La géopolitique est une action politique fondée sur la diversité de la géographie. C’est le temps, le futur de la politique appuyé sur les conditions permanentes de l’espace géographique.. Assurer un leadership mondial en exploitant les caractères de chaque pays, préserver une stabilité du pouvoir mondial américain, faire de l’Iran le maillon d’une chaine de pays islamiques contre la Russie et la Chine afin d’exercer une pression constante contre eux. C’est la fameuse doctrine du vieux conseiller démocrate de Jimmy Carter, Zbigniew Brzezinski, telle qu’il l’a exprimée dans son livre « Le Grand Echiquier » en 1997 et en 2004 dans le rapport d’une commission présidée par lui et le Dr. Robert M. Gates, dirigée par Suzanne Maloney, conseil dans une importante compagnie pétrolière du Moyen Orient et auteur d’un ouvrage sur l’ancien président d’Iran M. Khatami.
Cette étude intitulée « Iran : Temps d’une nouvelle approche » [Iran, Time of a new approach, 2004, report of an independant Task Force] a été soutenue par le Conseil des Relations Etrangères, organisation, faite d’universitaires, fondée en 1921 et qui présente des points de vue à l’administration américaine. Voici un passage que toute personne intéressée à la politique en Iran et dans le monde devrait avoir en tête : « Dans leur relation avec l’Iran, les Etats-Unis devraient abandonner la rhétorique du changement. Un tel langage évoque inévitablement l’histoire problématique de l’implication des Etats-Unis dans le coup d’Etat de 1953 qui a renversé le Premier ministre Mohammad Mossadegh. C’est pourquoi la proposition d’un changement de régime heurterait les passions nationalistes qui seraient clairement préjudiciables à la cause que pareille politique voudrait servir. Les positions et les politiques de Washington devraient bien plutôt faire entendre clairement au gouvernement et aux citoyens de l’Iran que les Etats-Unis favorisent l’évolution politique : la vision à long terme est celle d’un Iran qui s’introduit lui-même dans la démocratie de manière valable et durable » (page 42).

Est-ce que ce M. Brzezinski, dont vous parlez, a pris position nettement contre la poursuite du développement nucléaire iranien ? Est-il prêt, en d’autres termes, à faire des concessions sur la liberté iranienne de développement nucléaire, s’il estime que l’Iran répond à ses fameux critères démocratiques ? Une entente américano-iranienne est-elle alors envisagée par lui ?

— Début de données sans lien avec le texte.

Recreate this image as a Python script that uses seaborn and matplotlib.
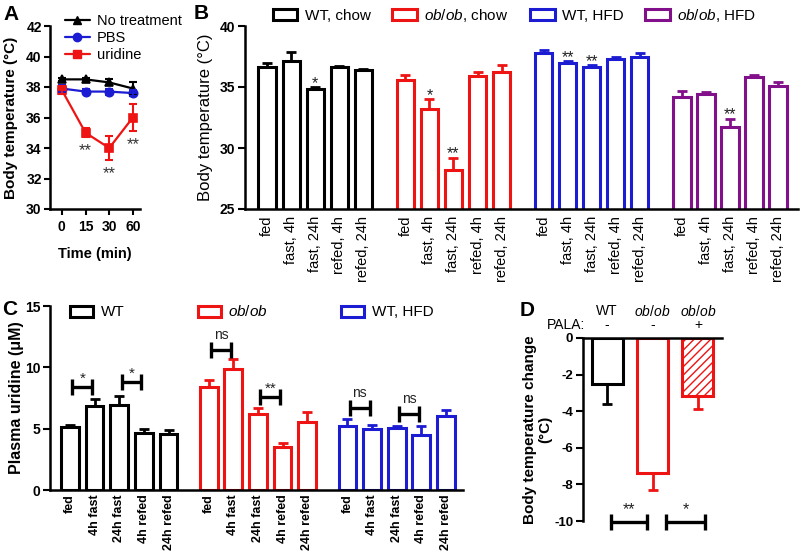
import numpy as np
import pandas as pd
import matplotlib
matplotlib.use("Agg")
import matplotlib.pyplot as plt
from matplotlib.patches import Patch
from matplotlib.lines import Line2D
import seaborn as sns

sns.set_theme(style="ticks")
plt.rcParams.update({
    "font.family": ["Liberation Sans", "DejaVu Sans"],
    "mathtext.fontset": "custom",
    "mathtext.rm": "Liberation Sans",
    "mathtext.it": "Liberation Sans:italic",
    "mathtext.bf": "Liberation Sans:bold",
    "axes.linewidth": 1.8,
    "axes.edgecolor": "black",
    "xtick.color": "black",
    "ytick.color": "black",
    "text.color": "black",
    "axes.labelcolor": "black",
    "hatch.linewidth": 1.0,
})

# Panel A: body temperature after injection
a_times = ["0", "15", "30", "60"]
a_groups = ["No treatment", "PBS", "uridine"]
a_no_treat = [38.5, 38.5, 38.3, 37.9]
a_no_treat_err = [0.1, 0.1, 0.2, 0.4]
a_pbs = [37.9, 37.7, 37.7, 37.6]
a_pbs_err = [0.2, 0.15, 0.2, 0.2]
a_uridine = [37.8, 35.0, 34.0, 36.0]
a_uridine_err = [0.25, 0.3, 0.8, 0.9]
a_stars = ["", "**", "**", "**"]

# Panel B: body temperature, fasting / refeeding
b_conditions = ["fed", "fast, 4h", "fast, 24h", "refed, 4h", "refed, 24h"]
b_groups = ["WT, chow", r"$\mathit{ob/ob}$, chow", "WT, HFD", r"$\mathit{ob/ob}$, HFD"]
b_wt_chow = [36.65, 37.1, 34.8, 36.6, 36.4]
b_wt_chow_err = [0.33, 0.77, 0.17, 0.1, 0.1]
b_ob_chow = [35.6, 33.2, 28.2, 35.9, 36.2]
b_ob_chow_err = [0.4, 0.8, 1.0, 0.35, 0.6]
b_wt_hfd = [37.8, 36.95, 36.6, 37.3, 37.5]
b_wt_hfd_err = [0.2, 0.15, 0.2, 0.2, 0.3]
b_ob_hfd = [34.15, 34.4, 31.75, 35.8, 35.1]
b_ob_hfd_err = [0.55, 0.2, 0.65, 0.15, 0.3]
b_stars = [["", "", "*", "", ""],
           ["", "*", "**", "", ""],
           ["", "**", "**", "", ""],
           ["", "", "**", "", ""]]

# Panel C: plasma uridine
c_conditions = ["fed", "4h fast", "24h fast", "4h refed", "24h refed"]
c_groups = ["WT", r"$\mathit{ob/ob}$", "WT, HFD"]
c_wt = [5.1, 6.85, 6.93, 4.67, 4.54]
c_wt_err = [0.2, 0.55, 0.73, 0.33, 0.36]
c_ob = [8.37, 9.9, 6.2, 3.5, 5.54]
c_ob_err = [0.63, 0.75, 0.5, 0.36, 0.82]
c_hfd = [5.2, 4.97, 5.05, 4.46, 6.03]
c_hfd_err = [0.56, 0.33, 0.15, 0.74, 0.47]

# Panel D: body temperature change with PALA
d_strain = ["WT", r"$\mathit{ob/ob}$", r"$\mathit{ob/ob}$"]
d_pala = ["-", "-", "+"]
d_change = [-2.5, -7.36, -3.18]
d_err = [1.09, 0.94, 0.72]

BLACK = "black"
RED = "#ee1414"
BLUE = "#1c1cd2"
PURPLE = "#82108a"

fig = plt.figure(figsize=(8, 5.6), dpi=100)


def px_axes(left, top, right, bottom):
    return fig.add_axes([left / 800, 1 - bottom / 560,
                         (right - left) / 800, (bottom - top) / 560])


def bracket(ax, x0, x1, y, half, label, dy, lw=2.2, size=11):
    ax.plot([x0, x0], [y - half, y + half], color="black", lw=lw, clip_on=False, solid_capstyle="butt")
    ax.plot([x1, x1], [y - half, y + half], color="black", lw=lw, clip_on=False, solid_capstyle="butt")
    ax.plot([x0, x1], [y, y], color="black", lw=lw, clip_on=False, solid_capstyle="butt")
    ax.annotate(label, ((x0 + x1) / 2, y + half), xytext=(0, dy), textcoords="offset points",
                ha="center", va="baseline", fontsize=size, color="#222222", annotation_clip=False)


# ---------------- A ----------------
ax_a = px_axes(50, 26, 140, 209)
a_colors = [BLACK, BLUE, RED]
df_a = pd.DataFrame({
    "time": a_times * 3,
    "temp": a_no_treat + a_pbs + a_uridine,
    "group": np.repeat(a_groups, len(a_times)),
})
sns.pointplot(data=df_a, x="time", y="temp", hue="group", palette=a_colors,
              markers=["^", "o", "s"], linestyles="-", errorbar=None,
              markersize=6, linewidth=1.6, legend=False, ax=ax_a)
for vals, errs, c in zip([a_no_treat, a_pbs, a_uridine],
                         [a_no_treat_err, a_pbs_err, a_uridine_err], a_colors):
    ax_a.errorbar(range(len(a_times)), vals, yerr=errs, fmt="none", ecolor=c,
                  elinewidth=1.5, capsize=3, capthick=1.5)
for i, s in enumerate(a_stars):
    if s:
        ax_a.annotate(s, (i, a_uridine[i] - a_uridine_err[i]), xytext=(0, -13),
                      textcoords="offset points", ha="center", va="baseline",
                      fontsize=12, color="#333333")
ax_a.set_ylim(30, 42)
ax_a.set_xlim(-0.5, 3.3)
ax_a.set_yticks(range(30, 43, 2), [str(t) for t in range(30, 43, 2)], fontweight="bold", fontsize=10)
ax_a.set_xticks(range(len(a_times)), a_times, fontweight="bold", fontsize=10)
ax_a.tick_params(length=4, width=1.5, pad=2)
ax_a.tick_params(axis="x", pad=4)
ax_a.set_xlabel("Time (min)", fontweight="bold", fontsize=10.5, labelpad=9)
ax_a.set_ylabel("Body temperature (°C)", fontweight="bold", fontsize=11)
ax_a.yaxis.set_label_coords(-0.35, 0.5)
sns.despine(ax=ax_a)
a_handles = [Line2D([0], [0], color=c, marker=m, markersize=6, linewidth=1.6)
             for c, m in zip(a_colors, ["^", "o", "s"])]
ax_a.legend(a_handles, a_groups, loc="upper left", bbox_to_anchor=(65 / 800, 1 - 14 / 560),
            bbox_transform=fig.transFigure, frameon=False, fontsize=10.5,
            handlelength=1.7, handletextpad=0.5, labelspacing=0.2,
            borderpad=0, borderaxespad=0)

# ---------------- B ----------------
ax_b = px_axes(245, 26, 798, 209)
b_colors = [BLACK, RED, BLUE, PURPLE]
b_gap = 5.75
rows = []
for g, (name, vals, errs) in enumerate(zip(b_groups,
                                            [b_wt_chow, b_ob_chow, b_wt_hfd, b_ob_hfd],
                                            [b_wt_chow_err, b_ob_chow_err, b_wt_hfd_err, b_ob_hfd_err])):
    for i, (cond, v, e) in enumerate(zip(b_conditions, vals, errs)):
        rows.append({"group": name, "cond": cond, "pos": g * b_gap + i, "temp": v, "err": e})
df_b = pd.DataFrame(rows)
sns.barplot(data=df_b, x="pos", y="temp", hue="group", palette=b_colors, native_scale=True,
            fill=False, width=0.72, linewidth=2.2, dodge=False, errorbar=None,
            legend=False, ax=ax_b)
for g, name in enumerate(b_groups):
    sub = df_b[df_b["group"] == name]
    ax_b.errorbar(sub["pos"], sub["temp"], yerr=[np.zeros(len(sub)), sub["err"]], fmt="none",
                  ecolor=b_colors[g], elinewidth=2, capsize=3.6, capthick=2)
    for i, s in enumerate(b_stars[g]):
        if s:
            r = sub.iloc[i]
            ax_b.annotate(s, (r["pos"], r["temp"] + r["err"]), xytext=(0, -0.5),
                          textcoords="offset points", ha="center", va="baseline",
                          fontsize=11.5, color="#222222")
ax_b.set_ylim(25, 40)
ax_b.set_xlim(-0.92, 3 * b_gap + 4 + 0.83)
ax_b.set_yticks([25, 30, 35, 40], ["25", "30", "35", "40"], fontweight="bold", fontsize=10)
ax_b.set_xticks(df_b["pos"], df_b["cond"], rotation=90, fontsize=10.5)
ax_b.tick_params(axis="y", length=5, width=1.5, pad=2)
ax_b.tick_params(axis="x", length=0, pad=5)
ax_b.set_xlabel("")
ax_b.set_ylabel("Body temperature (°C)", fontsize=12)
ax_b.yaxis.set_label_coords(-0.058, 0.5)
sns.despine(ax=ax_b)
b_handles = [Patch(facecolor="white", edgecolor=c, linewidth=2.2) for c in b_colors]
ax_b.legend(b_handles, b_groups, loc="center left", bbox_to_anchor=(273 / 800, 1 - 15 / 560),
            bbox_transform=fig.transFigure, ncol=4, frameon=False, fontsize=11,
            handlelength=1.6, handleheight=0.7, handletextpad=0.5, columnspacing=1.4,
            borderpad=0, borderaxespad=0)

# ---------------- C ----------------
ax_c = px_axes(50, 306, 463, 490)
c_colors = [BLACK, RED, BLUE]
c_gap = 5.63
rows = []
for g, (name, vals, errs) in enumerate(zip(c_groups, [c_wt, c_ob, c_hfd],
                                            [c_wt_err, c_ob_err, c_hfd_err])):
    for i, (cond, v, e) in enumerate(zip(c_conditions, vals, errs)):
        rows.append({"group": name, "cond": cond, "pos": g * c_gap + i, "uridine": v, "err": e})
df_c = pd.DataFrame(rows)
sns.barplot(data=df_c, x="pos", y="uridine", hue="group", palette=c_colors, native_scale=True,
            fill=False, width=0.72, linewidth=2.2, dodge=False, errorbar=None,
            legend=False, ax=ax_c)
for g, name in enumerate(c_groups):
    sub = df_c[df_c["group"] == name]
    ax_c.errorbar(sub["pos"], sub["uridine"], yerr=[np.zeros(len(sub)), sub["err"]], fmt="none",
                  ecolor=c_colors[g], elinewidth=2, capsize=3.6, capthick=2)
# significance brackets: (group, first condition, y, label)
for g, i, y, lab in [(0, 0, 8.4, "*"), (0, 2, 8.8, "*"), (1, 0, 11.45, "ns"),
                     (1, 2, 7.6, "**"), (2, 0, 6.72, "ns"), (2, 2, 6.2, "ns")]:
    x0 = g * c_gap + i + 0.1
    bracket(ax_c, x0, x0 + 0.8, y, 0.65, lab, 2 if lab == "ns" else -3, lw=2.4,
            size=10 if lab == "ns" else 11)
ax_c.set_ylim(0, 15)
ax_c.set_xlim(-0.81, 2 * c_gap + 4 + 0.69)
ax_c.set_yticks([0, 5, 10, 15], ["0", "5", "10", "15"], fontweight="bold", fontsize=10)
ax_c.set_xticks(df_c["pos"], df_c["cond"], rotation=90, fontsize=9, fontweight="bold")
ax_c.tick_params(axis="y", length=5, width=1.5, pad=2)
ax_c.tick_params(axis="x", length=0, pad=3)
ax_c.set_xlabel("")
ax_c.set_ylabel("Plasma uridine (μM)", fontsize=11.5, fontweight="bold")
ax_c.yaxis.set_label_coords(-0.063, 0.5)
sns.despine(ax=ax_c)
c_handles = [Patch(facecolor="white", edgecolor=c, linewidth=2.2) for c in c_colors]
ax_c.legend(c_handles, c_groups, loc="center left", bbox_to_anchor=(70 / 800, 1 - 312 / 560),
            bbox_transform=fig.transFigure, ncol=3, frameon=False, fontsize=11,
            handlelength=1.5, handleheight=0.7, handletextpad=0.5, columnspacing=4.8,
            borderpad=0, borderaxespad=0)

# ---------------- D ----------------
ax_d = px_axes(583, 338, 722, 521)
d_cond = [f"{s} {p}" for s, p in zip(["WT", "ob", "obP"], d_pala)]
df_d = pd.DataFrame({"cond": d_cond, "change": d_change})
d_colors = [BLACK, RED, RED]
sns.barplot(data=df_d, x="cond", y="change", hue="cond", palette=d_colors, fill=False,
            width=0.68, linewidth=2.2, errorbar=None, legend=False, ax=ax_d)
ax_d.patches[2].set_hatch("////")
for i, (v, e, c) in enumerate(zip(d_change, d_err, d_colors)):
    ax_d.errorbar([i], [v], yerr=[[e], [0]], fmt="none", ecolor=c,
                  elinewidth=2, capsize=3.6, capthick=2)
for x0, x1, lab in [(0.09, 0.88, "**"), (1.3, 2.15, "*")]:
    bracket(ax_d, x0, x1, -10.05, 0.44, lab, -0.5, lw=2.4, size=11.5)
ax_d.set_ylim(-10, 0)
ax_d.set_xlim(-0.53, 2.53)
ax_d.set_yticks(range(-10, 1, 2), [str(t) for t in range(-10, 1, 2)], fontweight="bold", fontsize=9.5)
ax_d.tick_params(axis="y", length=5, width=1.5, pad=2)
ax_d.tick_params(axis="x", length=0, labelbottom=False)
ax_d.set_xlabel("")
ax_d.spines["right"].set_visible(False)
ax_d.spines["bottom"].set_visible(False)
ax_d.spines["top"].set_visible(True)
ax_d.set_ylabel("Body temperature change\n(°C)", fontsize=11, fontweight="bold", linespacing=1.1)
ax_d.yaxis.set_label_coords(-0.22, 0.5)
trans = matplotlib.transforms.blended_transform_factory(ax_d.transData, ax_d.transAxes)
for i, (s, p) in enumerate(zip(d_strain, d_pala)):
    ax_d.text(i, 1.1475, s, transform=trans, ha="center", va="center", fontsize=10)
    ax_d.text(i, 1.071, p, transform=trans, ha="center", va="center", fontsize=10)
ax_d.text(0.014, 1.071, "PALA:", transform=ax_d.transAxes, ha="right", va="center", fontsize=10)

# panel letters
for lab, x, y in [("A", 3, 5), ("B", 194, 4), ("C", 2, 300), ("D", 520, 301)]:
    fig.text(x / 800, 1 - y / 560, lab, fontsize=15, fontweight="bold", ha="left", va="top")

fig.savefig("out.png", dpi=100)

M. Brzezinski refuse toute autonomie nucléaire. Il faut bien lire ce qu’écrit la commission d’universitaires qu’il co-préside avec M. Robert M. Gates. La réponse est nette : « En fin de compte, ce ne sera que dans le cadre d’un rapprochement total avec Washington qu’il y aura une perspective de persuader l’Iran de prendre la décision stratégique d’abandonner son programme nucléaire ».( ouvrage cité, page 43)

Et un véritable chantage est imposé à l’Iran par les U.S.A. et leurs alliés. On demanderait à l’Iran de s’engager à cesser en permanence ses activités d’enrichissement et de production nucléaire, soumis à une vérification internationale. En retour, la communauté internationale garantirait l’accès aux fournitures du combustible nucléaire adéquat, avec des assurances que tout le combustible dépensé serait retourné au pays d’origine, et la communauté internationale garantirait l’accès à une puissance technologique de génération avancée (dont l’exportation en Iran est habituellement restreinte). L’apprenti sorcier, dont j’ai parlé plus haut, serait celui qui succomberait à ce chant de sirènes et y conduirait ses électeurs.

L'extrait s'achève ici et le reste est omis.